Hal böyle iken, 31 Mar tarihinde yapılacak gerek belediye başkanlığı ve gerekse muhtarlık seçimi için bir yakınına, dostuna destek olup oy vermek için nüfusunu başka bir il ya da ilçeye kaydırıyor.
Haliyle nüfusumuz azaldığı için de devlet tarafından gelen parada azalmış oluyor. Beraberinde ise bir çok yatırım da geri kalmış oluyor.
Halbuki herkes yaşadığı il ya da ilçede tercihini yapsa hiçbir sıkıntı yok. Ama birileri memnun olacak diye il ve ilçelerin kaderi oynamak hiç de hoş olmayan bir durum.

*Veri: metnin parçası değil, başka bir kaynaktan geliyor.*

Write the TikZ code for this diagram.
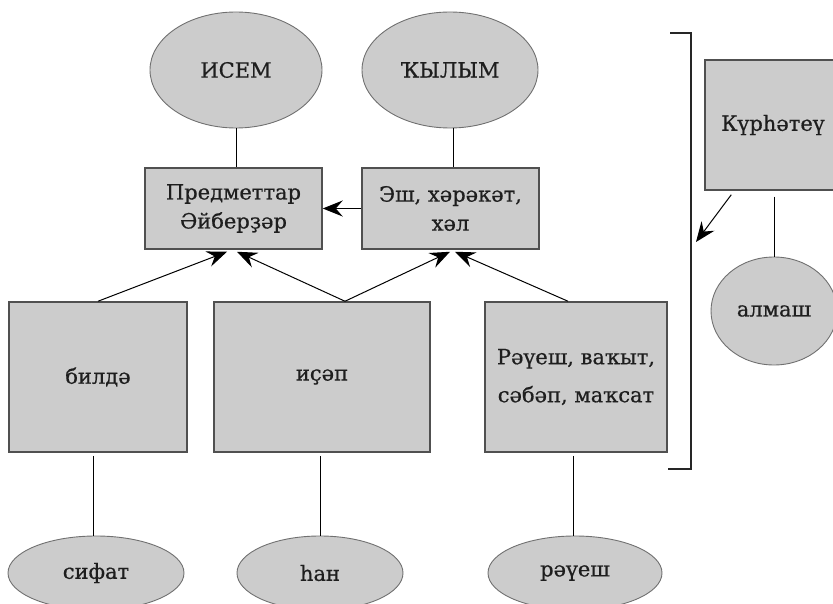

Bu memlekette yaşayacaksın, ekmeğini yiyip suyunu içeceksin, çöpünü toplatacaksın, vb. bir takım hizmetlerden faydalanacaksın, ama nüfus başına para alımına gelince para yaşadığı ilçeye, ile değil de sadece bir defaya mahsus oy kullanmak için nüfusunu aldırdığı yere para akıp gidecek.
Olacak iş değil.
Her seçmenin bu olumsuzlukları bir kez daha gözden geçirip hesabını kitabını ona göre yapması gerekir diye düşünüyorum.